The main point of this course is to not be able to do everything that git offers, but instead to use several simple logical workflows. List the workflows in this section. (for now they are in goals above)

Course Outline

  • About version control
    • Problems without version control
    • some of these comics, lost revisions, etc. Discussion of snapshotting cloud services and so on, why a proper VCS is still better.
    • Introduce some of the fundamental software development graph models: simple (history advances linerarly), forks (history diverges), development lines (branches eventually merged).
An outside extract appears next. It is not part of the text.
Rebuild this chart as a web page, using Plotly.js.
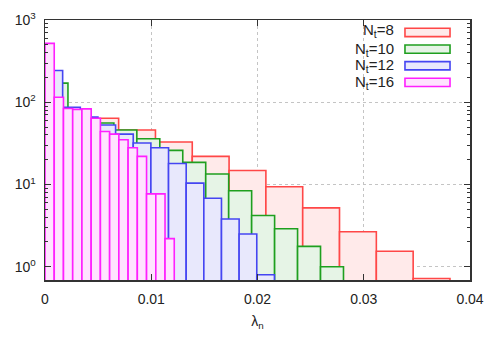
<!DOCTYPE html>
<html>
<head>
<meta charset="utf-8">
<script src="https://cdn.plot.ly/plotly-3.0.1.min.js"></script>
<style>
  html, body { margin: 0; padding: 0; background: #fff; }
  #chart { width: 500px; height: 350px; }
</style>
</head>
<body>
<div id="chart"></div>
<script>
// Histogram heights (log scale), one array per N_t
const labels = ["N<sub>t</sub>=8", "N<sub>t</sub>=10", "N<sub>t</sub>=12", "N<sub>t</sub>=16"];
const binWidths = [0.003465, 0.002161, 0.001661, 0.000869];
const nt8Values = [80, 64, 46, 32.8, 22, 14.8, 9.4, 5.2, 2.66, 1.54, 0.72];
const nt10Values = [171, 78, 56, 46, 36, 26, 18.6, 13.4, 8.4, 4.2, 2.9, 1.77, 1.0];
const nt12Values = [243, 87, 66, 53, 41, 32, 28, 18, 10.4, 6.8, 3.8, 2.5, 0.8];
const nt16Values = [520, 115, 84, 82, 83, 64, 44, 41, 35, 28, 22, 7.7, 7.7, 2.2];
const xTicks = [0, 0.01, 0.02, 0.03, 0.04];
const xTickText = ["0", "0.01", "0.02", "0.03", "0.04"];
const yTicks = [1, 10, 100, 1000];
const yTickText = ["10<sup>0</sup>", "10<sup>1</sup>", "10<sup>2</sup>", "10<sup>3</sup>"];

const lineColors = ["#ff4747", "#1f9f1f", "#4545f2", "#ff1fff"];
const fillColors = ["#ffeaea", "#e6f4e6", "#e8e8fc", "#ffe3ff"];

const allValues = [nt8Values, nt10Values, nt12Values, nt16Values];

// one bar trace per series, bins start at 0
const traces = allValues.map((vals, k) => {
    const w = binWidths[k];
    return {
        type: 'bar',
        x: vals.map((v, i) => (i + 0.5) * w),
        y: vals,
        width: w,
        marker: {
            color: fillColors[k],
            line: { color: lineColors[k], width: 1.6 }
        },
        hoverinfo: 'x+y',
        showlegend: false
    };
});

// minor ticks for the log axis (2..9 in each decade)
const minorVals = [];
[1, 10, 100].forEach(d => {
    for (let m = 2; m <= 9; m++) minorVals.push(m * d);
});

// gnuplot style key: text on the left, swatch box on the right
const keyRows = [0.952, 0.888, 0.824, 0.760];
const keyTextRows = [0.960, 0.888, 0.824, 0.760];
const annotations = labels.map((t, k) => ({
    xref: 'paper', yref: 'paper',
    x: 0.824, y: keyTextRows[k],
    xanchor: 'right', yanchor: 'middle',
    text: t, showarrow: false, borderpad: 0,
    font: { family: 'Liberation Sans, Arial, sans-serif', size: 15, color: '#222' }
}));
const shapes = labels.map((t, k) => ({
    type: 'rect', xref: 'paper', yref: 'paper',
    x0: 0.847, x1: 0.953,
    y0: keyRows[k] - 0.016, y1: keyRows[k] + 0.016,
    fillcolor: fillColors[k],
    line: { color: lineColors[k], width: 1.6 }
}));

const axisFont = { family: 'Liberation Sans, Arial, sans-serif', size: 14, color: '#222' };

const layout = {
    width: 500,
    height: 350,
    margin: { l: 45, r: 30, t: 20, b: 70 },
    paper_bgcolor: '#fff',
    plot_bgcolor: '#fff',
    barmode: 'overlay',
    bargap: 0,
    showlegend: false,
    xaxis: {
        range: [0, 0.04],
        tickmode: 'array',
        tickvals: xTicks,
        ticktext: xTickText,
        ticks: 'inside',
        ticklen: 6,
        tickcolor: '#333',
        showline: true,
        linecolor: '#333',
        linewidth: 1.5,
        mirror: 'ticks',
        showgrid: true,
        gridcolor: '#c4c4c4',
        griddash: 'dot',
        gridwidth: 1,
        zeroline: false,
        tickfont: axisFont,
        ticklabelstandoff: 6,
        title: { text: 'λ<sub>n</sub>', font: axisFont, standoff: 10 }
    },
    yaxis: {
        type: 'log',
        range: [Math.log10(0.69), 3],
        tickmode: 'array',
        tickvals: yTicks,
        ticktext: yTickText,
        ticks: 'inside',
        ticklen: 6,
        tickcolor: '#333',
        minor: { tickmode: 'array', tickvals: minorVals, ticks: 'inside', ticklen: 3, tickcolor: '#333', showgrid: false },
        showline: true,
        linecolor: '#333',
        linewidth: 1.5,
        mirror: 'ticks',
        showgrid: true,
        gridcolor: '#c4c4c4',
        griddash: 'dot',
        gridwidth: 1,
        zeroline: false,
        tickfont: axisFont,
        ticklabelstandoff: 5
    },
    annotations: annotations,
    shapes: shapes
};

Plotly.newPlot('chart', traces, layout, { staticPlot: true });
</script>
</body>
</html>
Not to teach how this works, but to get an intuition about the graphs you will be seeing later.
      • Why git is better than other VCSs for some of these development models (so why it's become popular).
      • Branches in someone else's repo.
  • About git
    • Git is by far most popular VCS now, but it was never made for normal people
    • The idea was "better UIs would come later", but guess what: we are still teaching the old way from command line.
    • We call this course "git for normal people". It's not insulting to you, it's insulting to git. The "default" way of working really is not designed for people who just want to get something done simply, and front-loads learning on new contributors.
  • Git archaeology using github/gitlab (mainly based on CodeRefinery course, but start using web GUIs only.)
    • First, a note that git != github/gitlab, but they are nice interfaces. same features as command line, but command line much more powerful.
    • This section is taught using existing projects found on github and/or gitlabs.
    • Example exercises:
      • View old commits. When was it first started? What code existing on 1.feb.2017?
      • Get version of file on that day.
      • go dig through history of existing project, find old versions, git blame, etc
      • Your non-git using colleague just reports "the function global_efficiency in networkx doesn't work anymore, it is doing something different". You know networkx is on github. Was this function changed recently (in 2016)? Who changed it and why? What are the first versions of the change?
  • Git edits using github/gitlab
    • Exercise: create a project, make some commits (guacamole recipe)
    • Exercise
      • Explain forks and pull requests. Not anyone can commit to a project, but anyone can fork with no risk and make changes. Pull requests = "I want to send something back", which is also a low-barrier process.
      • Pair exercise: Create fork, patch, and pull request.
  • Local usage using GUIs and and little bit about command lines.
    • Standard git configuration: user.name and user.email configuration, and our other important aliases like git graph (things you always copy and paste, don't need to understand what these mean).
    • Making git repositories and linking to github/gitlab (TODO: many ways to create a repository and link it to the repo. Settle on the minimum set that works in all cases and use them.)
    • Committing locally and pushing
    • Always pull before working, always push as soon as possible (yes, this is simplistic but is best way to prevent conflicts at the expense of sometimes breaking master, which is OK for now).
  • Command line use
    • init, add, commit, push, pull, remote add, remote set-url.
  • Advanced use
    • Solving conflicts? Come up with the simplest possible conflict resolution strategy, which might be "reset to master and try again".
    • Things that you'll learn next. Give some motivation to advance to the next level. (solving conflicts better, not breaking master, working on branches, staging, rebasing) (basically incrementally better practices than the simple method recommended above). How much to teach now? Probably not much, save it for medium level course.
    • Demo of meld?
    • The answer is "Can I do X with git?" is always yes, if you know enough. So don't be shy about trying things.

Cheatsheet

We should have a "git for normal people" cheatsheet to go along with this. It can have both command line and github/gitlab ways of doing things, if possible, and focus on our two workflows. Does anyone know of a good git cheatsheet already?